The Market Teaches, But Governments Waste
Bankruptcy is a hard but wonderful teacher, and eventually the market learned its lesson, at least for the newly introduced credit instrument. The credit markets settled down to the mundane task of doing good financial analysis of business plans and taking realistic collateral to protect lenders and instill a sense of responsibility in borrowers. But the lesson had to be learned again and again with the introduction of each new credit instrument.
Foolish businessmen and their customers have always lobbied for taxpayer bailouts.
The bailout of Chrysler is the most well-know case, but the bailout of Continental Illinois National Bank of Chicago in the early ‘80s set the tone for the massive bailout of the savings and loan industry later in the decade.
So we have arrived at the year 2007 and what do we read in each day’s headline?
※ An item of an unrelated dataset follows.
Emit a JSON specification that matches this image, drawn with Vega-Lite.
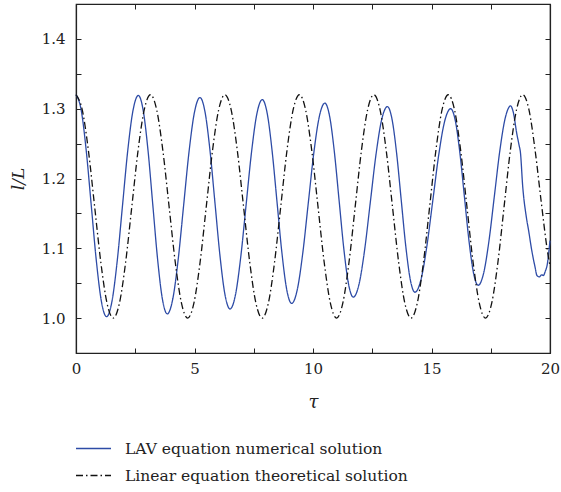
{
  "$schema": "https://vega.github.io/schema/vega-lite/v6.json",
  "width": 474,
  "height": 349,
  "autosize": {"type": "none"},
  "padding": {"left": 76, "top": 4, "right": 11, "bottom": 139},
  "background": "white",
  "config": {
    "font": "DejaVu Serif",
    "view": {"stroke": "#222", "strokeWidth": 1.2},
    "axis": {
      "grid": false,
      "domainColor": "#222",
      "domainWidth": 1.2,
      "tickColor": "#222",
      "tickWidth": 1,
      "tickSize": -5,
      "labelFont": "DejaVu Serif",
      "labelFontSize": 15,
      "labelColor": "#222",
      "titleFont": "DejaVu Serif",
      "titleFontWeight": "normal",
      "titleFontStyle": "italic",
      "titleColor": "#222"
    },
    "legend": {"labelFont": "DejaVu Serif"}
  },
  "data": {
    "values": [
      {"s": "LAV", "t": 0, "v": 1.32},
      {"s": "LAV", "t": 0.215, "v": 1.2987},
      {"s": "LAV", "t": 0.43, "v": 1.2405},
      {"s": "LAV", "t": 0.645, "v": 1.161},
      {"s": "LAV", "t": 0.86, "v": 1.0815},
      {"s": "LAV", "t": 1.075, "v": 1.0233},
      {"s": "LAV", "t": 1.29, "v": 1.002},
      {"s": "LAV", "t": 1.513, "v": 1.0232},
      {"s": "LAV", "t": 1.737, "v": 1.0812},
      {"s": "LAV", "t": 1.96, "v": 1.1605},
      {"s": "LAV", "t": 2.183, "v": 1.2398},
      {"s": "LAV", "t": 2.407, "v": 1.2978},
      {"s": "LAV", "t": 2.63, "v": 1.319},
      {"s": "LAV", "t": 2.833, "v": 1.298},
      {"s": "LAV", "t": 3.037, "v": 1.2408},
      {"s": "LAV", "t": 3.24, "v": 1.1625},
      {"s": "LAV", "t": 3.443, "v": 1.0843},
      {"s": "LAV", "t": 3.647, "v": 1.027},
      {"s": "LAV", "t": 3.85, "v": 1.006},
      {"s": "LAV", "t": 4.08, "v": 1.0268},
      {"s": "LAV", "t": 4.31, "v": 1.0835},
      {"s": "LAV", "t": 4.54, "v": 1.161},
      {"s": "LAV", "t": 4.77, "v": 1.2385},
      {"s": "LAV", "t": 5.0, "v": 1.2952},
      {"s": "LAV", "t": 5.23, "v": 1.316},
      {"s": "LAV", "t": 5.442, "v": 1.2957},
      {"s": "LAV", "t": 5.653, "v": 1.2403},
      {"s": "LAV", "t": 5.865, "v": 1.1645},
      {"s": "LAV", "t": 6.077, "v": 1.0887},
      {"s": "LAV", "t": 6.288, "v": 1.0333},
      {"s": "LAV", "t": 6.5, "v": 1.013},
      {"s": "LAV", "t": 6.727, "v": 1.0331},
      {"s": "LAV", "t": 6.953, "v": 1.088},
      {"s": "LAV", "t": 7.18, "v": 1.163},
      {"s": "LAV", "t": 7.407, "v": 1.238},
      {"s": "LAV", "t": 7.633, "v": 1.2929},
      {"s": "LAV", "t": 7.86, "v": 1.313},
      {"s": "LAV", "t": 8.067, "v": 1.2934},
      {"s": "LAV", "t": 8.273, "v": 1.24},
      {"s": "LAV", "t": 8.48, "v": 1.167},
      {"s": "LAV", "t": 8.687, "v": 1.094},
      {"s": "LAV", "t": 8.893, "v": 1.0406},
      {"s": "LAV", "t": 9.1, "v": 1.021},
      {"s": "LAV", "t": 9.333, "v": 1.0402},
      {"s": "LAV", "t": 9.567, "v": 1.0927},
      {"s": "LAV", "t": 9.8, "v": 1.1645},
      {"s": "LAV", "t": 10.033, "v": 1.2363},
      {"s": "LAV", "t": 10.267, "v": 1.2888},
      {"s": "LAV", "t": 10.5, "v": 1.308},
      {"s": "LAV", "t": 10.7, "v": 1.2894},
      {"s": "LAV", "t": 10.9, "v": 1.2385},
      {"s": "LAV", "t": 11.1, "v": 1.169},
      {"s": "LAV", "t": 11.3, "v": 1.0995},
      {"s": "LAV", "t": 11.5, "v": 1.0486},
      {"s": "LAV", "t": 11.7, "v": 1.03},
      {"s": "LAV", "t": 11.94, "v": 1.0483},
      {"s": "LAV", "t": 12.18, "v": 1.0982},
      {"s": "LAV", "t": 12.42, "v": 1.1665},
      {"s": "LAV", "t": 12.66, "v": 1.2348},
      {"s": "LAV", "t": 12.9, "v": 1.2847},
      {"s": "LAV", "t": 13.14, "v": 1.303},
      {"s": "LAV", "t": 13.333, "v": 1.2852},
      {"s": "LAV", "t": 13.527, "v": 1.2365},
      {"s": "LAV", "t": 13.72, "v": 1.17},
      {"s": "LAV", "t": 13.913, "v": 1.1035},
      {"s": "LAV", "t": 14.107, "v": 1.0548},
      {"s": "LAV", "t": 14.3, "v": 1.037},
      {"s": "LAV", "t": 14.552, "v": 1.0546},
      {"s": "LAV", "t": 14.803, "v": 1.1027},
      {"s": "LAV", "t": 15.055, "v": 1.1685},
      {"s": "LAV", "t": 15.307, "v": 1.2343},
      {"s": "LAV", "t": 15.558, "v": 1.2824},
      {"s": "LAV", "t": 15.81, "v": 1.3},
      {"s": "LAV", "t": 16.003, "v": 1.2831},
      {"s": "LAV", "t": 16.197, "v": 1.2368},
      {"s": "LAV", "t": 16.39, "v": 1.1735},
      {"s": "LAV", "t": 16.583, "v": 1.1103},
      {"s": "LAV", "t": 16.777, "v": 1.0639},
      {"s": "LAV", "t": 16.97, "v": 1.047},
      {"s": "LAV", "t": 17.198, "v": 1.0642},
      {"s": "LAV", "t": 17.427, "v": 1.1112},
      {"s": "LAV", "t": 17.655, "v": 1.1755},
      {"s": "LAV", "t": 17.883, "v": 1.2398},
      {"s": "LAV", "t": 18.112, "v": 1.2868},
      {"s": "LAV", "t": 18.34, "v": 1.304},
      {"s": "LAV", "t": 18.45, "v": 1.295},
      {"s": "LAV", "t": 18.6, "v": 1.264},
      {"s": "LAV", "t": 18.7, "v": 1.247},
      {"s": "LAV", "t": 18.75, "v": 1.238},
      {"s": "LAV", "t": 18.85, "v": 1.188},
      {"s": "LAV", "t": 19.0, "v": 1.145},
      {"s": "LAV", "t": 19.1, "v": 1.125},
      {"s": "LAV", "t": 19.23, "v": 1.097},
      {"s": "LAV", "t": 19.37, "v": 1.073},
      {"s": "LAV", "t": 19.45, "v": 1.061},
      {"s": "LAV", "t": 19.55, "v": 1.059},
      {"s": "LAV", "t": 19.65, "v": 1.062},
      {"s": "LAV", "t": 19.72, "v": 1.061},
      {"s": "LAV", "t": 19.8, "v": 1.067},
      {"s": "LAV", "t": 19.89, "v": 1.078},
      {"s": "LAV", "t": 19.95, "v": 1.095},
      {"s": "LAV", "t": 20, "v": 1.111},
      {"s": "Linear", "t": 0, "v": 1.32},
      {"s": "Linear", "t": 0.2618, "v": 1.2986},
      {"s": "Linear", "t": 0.5236, "v": 1.24},
      {"s": "Linear", "t": 0.7854, "v": 1.16},
      {"s": "Linear", "t": 1.0472, "v": 1.08},
      {"s": "Linear", "t": 1.309, "v": 1.0214},
      {"s": "Linear", "t": 1.5708, "v": 1.0},
      {"s": "Linear", "t": 1.8326, "v": 1.0214},
      {"s": "Linear", "t": 2.0944, "v": 1.08},
      {"s": "Linear", "t": 2.3562, "v": 1.16},
      {"s": "Linear", "t": 2.618, "v": 1.24},
      {"s": "Linear", "t": 2.8798, "v": 1.2986},
      {"s": "Linear", "t": 3.1416, "v": 1.32},
      {"s": "Linear", "t": 3.4034, "v": 1.2986},
      {"s": "Linear", "t": 3.6652, "v": 1.24},
      {"s": "Linear", "t": 3.927, "v": 1.16},
      {"s": "Linear", "t": 4.1888, "v": 1.08},
      {"s": "Linear", "t": 4.4506, "v": 1.0214},
      {"s": "Linear", "t": 4.7124, "v": 1.0},
      {"s": "Linear", "t": 4.9742, "v": 1.0214},
      {"s": "Linear", "t": 5.236, "v": 1.08},
      {"s": "Linear", "t": 5.4978, "v": 1.16},
      {"s": "Linear", "t": 5.7596, "v": 1.24},
      {"s": "Linear", "t": 6.0214, "v": 1.2986},
      {"s": "Linear", "t": 6.2832, "v": 1.32},
      {"s": "Linear", "t": 6.545, "v": 1.2986},
      {"s": "Linear", "t": 6.8068, "v": 1.24},
      {"s": "Linear", "t": 7.0686, "v": 1.16},
      {"s": "Linear", "t": 7.3304, "v": 1.08},
      {"s": "Linear", "t": 7.5922, "v": 1.0214},
      {"s": "Linear", "t": 7.854, "v": 1.0},
      {"s": "Linear", "t": 8.1158, "v": 1.0214},
      {"s": "Linear", "t": 8.3776, "v": 1.08},
      {"s": "Linear", "t": 8.6394, "v": 1.16},
      {"s": "Linear", "t": 8.9012, "v": 1.24},
      {"s": "Linear", "t": 9.163, "v": 1.2986},
      {"s": "Linear", "t": 9.4248, "v": 1.32},
      {"s": "Linear", "t": 9.6866, "v": 1.2986},
      {"s": "Linear", "t": 9.9484, "v": 1.24},
      {"s": "Linear", "t": 10.2102, "v": 1.16},
      {"s": "Linear", "t": 10.472, "v": 1.08},
      {"s": "Linear", "t": 10.7338, "v": 1.0214},
      {"s": "Linear", "t": 10.9956, "v": 1.0},
      {"s": "Linear", "t": 11.2574, "v": 1.0214},
      {"s": "Linear", "t": 11.5192, "v": 1.08},
      {"s": "Linear", "t": 11.781, "v": 1.16},
      {"s": "Linear", "t": 12.0428, "v": 1.24},
      {"s": "Linear", "t": 12.3046, "v": 1.2986},
      {"s": "Linear", "t": 12.5664, "v": 1.32},
      {"s": "Linear", "t": 12.8282, "v": 1.2986},
      {"s": "Linear", "t": 13.09, "v": 1.24},
      {"s": "Linear", "t": 13.3518, "v": 1.16},
      {"s": "Linear", "t": 13.6136, "v": 1.08},
      {"s": "Linear", "t": 13.8754, "v": 1.0214},
      {"s": "Linear", "t": 14.1372, "v": 1.0},
      {"s": "Linear", "t": 14.399, "v": 1.0214},
      {"s": "Linear", "t": 14.6608, "v": 1.08},
      {"s": "Linear", "t": 14.9226, "v": 1.16},
      {"s": "Linear", "t": 15.1844, "v": 1.24},
      {"s": "Linear", "t": 15.4462, "v": 1.2986},
      {"s": "Linear", "t": 15.708, "v": 1.32},
      {"s": "Linear", "t": 15.9698, "v": 1.2986},
      {"s": "Linear", "t": 16.2316, "v": 1.24},
      {"s": "Linear", "t": 16.4934, "v": 1.16},
      {"s": "Linear", "t": 16.7552, "v": 1.08},
      {"s": "Linear", "t": 17.017, "v": 1.0214},
      {"s": "Linear", "t": 17.2788, "v": 1.0},
      {"s": "Linear", "t": 17.5406, "v": 1.0214},
      {"s": "Linear", "t": 17.8024, "v": 1.08},
      {"s": "Linear", "t": 18.0642, "v": 1.16},
      {"s": "Linear", "t": 18.326, "v": 1.24},
      {"s": "Linear", "t": 18.5878, "v": 1.2986},
      {"s": "Linear", "t": 18.8496, "v": 1.32},
      {"s": "Linear", "t": 19.1114, "v": 1.2986},
      {"s": "Linear", "t": 19.3732, "v": 1.24},
      {"s": "Linear", "t": 19.635, "v": 1.165},
      {"s": "Linear", "t": 19.8968, "v": 1.095},
      {"s": "Linear", "t": 20, "v": 1.075}
    ]
  },
  "layer": [
    {
      "mark": {"type": "line", "interpolate": "monotone", "strokeWidth": 1.3},
      "encoding": {
        "x": {
          "field": "t", "type": "quantitative",
          "scale": {"domain": [0, 20], "nice": false},
          "axis": {
            "orient": "bottom",
            "values": [0, 2.5, 5, 7.5, 10, 12.5, 15, 17.5, 20],
            "labelExpr": "datum.value % 5 == 0 ? datum.label : ''",
            "labelPadding": 13,
            "labelFlush": false,
            "title": "τ",
            "titleFontSize": 18,
            "titlePadding": 17
          }
        },
        "y": {
          "field": "v", "type": "quantitative",
          "scale": {"domain": [0.95, 1.45], "nice": false, "zero": false},
          "axis": {
            "orient": "left",
            "values": [1.0, 1.05, 1.1, 1.15, 1.2, 1.25, 1.3, 1.35, 1.4],
            "labelExpr": "abs(datum.value * 10 - round(datum.value * 10)) < 0.001 ? format(datum.value, '.1f') : ''",
            "labelPadding": 16,
            "labelFlush": false,
            "title": "l/L",
            "titleFontSize": 17,
            "titlePadding": 14
          }
        },
        "color": {
          "field": "s", "type": "nominal",
          "scale": {"domain": ["LAV", "Linear"], "range": ["#2d4ba6", "#111111"]},
          "legend": {
            "orient": "none", "legendX": -1, "legendY": 426,
            "title": null, "direction": "vertical",
            "symbolType": "stroke", "symbolSize": 1225, "symbolStrokeWidth": 1.3,
            "labelFont": "DejaVu Serif",
            "labelFontSize": 15.5, "labelColor": "#222",
            "labelOffset": 13, "rowPadding": -1, "labelLimit": 400,
            "labelExpr": "datum.label == 'LAV' ? 'LAV equation numerical solution' : 'Linear equation theoretical solution'"
          }
        },
        "strokeDash": {
          "field": "s", "type": "nominal",
          "scale": {"domain": ["LAV", "Linear"], "range": [[1, 0], [7, 3, 1.5, 3]]},
          "legend": {
            "orient": "none", "legendX": -1, "legendY": 426,
            "title": null, "direction": "vertical",
            "symbolType": "stroke", "symbolSize": 1225, "symbolStrokeWidth": 1.3,
            "labelFont": "DejaVu Serif",
            "labelFontSize": 15.5, "labelColor": "#222",
            "labelOffset": 13, "rowPadding": -1, "labelLimit": 400,
            "labelExpr": "datum.label == 'LAV' ? 'LAV equation numerical solution' : 'Linear equation theoretical solution'"
          }
        }
      }
    },
    {
      "mark": {"type": "point", "opacity": 0},
      "encoding": {
        "x": {
          "field": "t", "type": "quantitative",
          "axis": {"orient": "top", "values": [0, 2.5, 5, 7.5, 10, 12.5, 15, 17.5, 20], "labels": false, "title": null}
        },
        "y": {
          "field": "v", "type": "quantitative",
          "axis": {"orient": "right", "values": [1.0, 1.05, 1.1, 1.15, 1.2, 1.25, 1.3, 1.35, 1.4], "labels": false, "title": null}
        }
      }
    }
  ],
  "resolve": {"axis": {"x": "independent", "y": "independent"}}
}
Sub prime lenders are going bust. Sub prime borrowers are shocked at the size of their new payments, as variable teaser rates expire and higher ones take effect. And what do these creditors and borrowers demand? That government bail them out with taxpayer funds. You could have read the same headlines in almost any twenty-year period since the Civil War. Our pandering politicians are there with the money. Not their own money, of course, but with our money. These poor bankers and their customers must not be allowed to go bankrupt. Oh, the Humanity! We must show them mercy and charity! Now, I am all for mercy and charity, but I prefer that everyone show such displays with his own money and not mine.
Creating a Moral Hazard
The evils that flow from these government bailouts are seldom discussed. There is the equity problem. By what right does anyone have to my money to keep himself in a home that he cannot afford? I had nothing to do with his transaction, into which he entered voluntarily if foolishly. The same for the lender and the lender’s investors. They lent the money and expected to make a profit. They miscalculated. The market will learn the lesson. But let’s not create what economists call a “moral hazard”, which means that similar transactions will happen again and again because both borrower and lender expect the government to bail them out if things don’t go as planned.
Unfortunately, that IS the lesson from previous bailouts and that is why we have the sub prime lending bailout today. In fact both PA and NJ have institutionalized the creation of moral hazard. In PA we have the Housing Finance Agency. In NJ it is the New Jersey Housing and Mortgage Finance Agency. Neither agency should exist, but spokesmen for both are demanding more “rescue” funds. What else should we expect from bureaucrats whose jobs depend upon rescuing financial disasters with public money? Expect more of the same.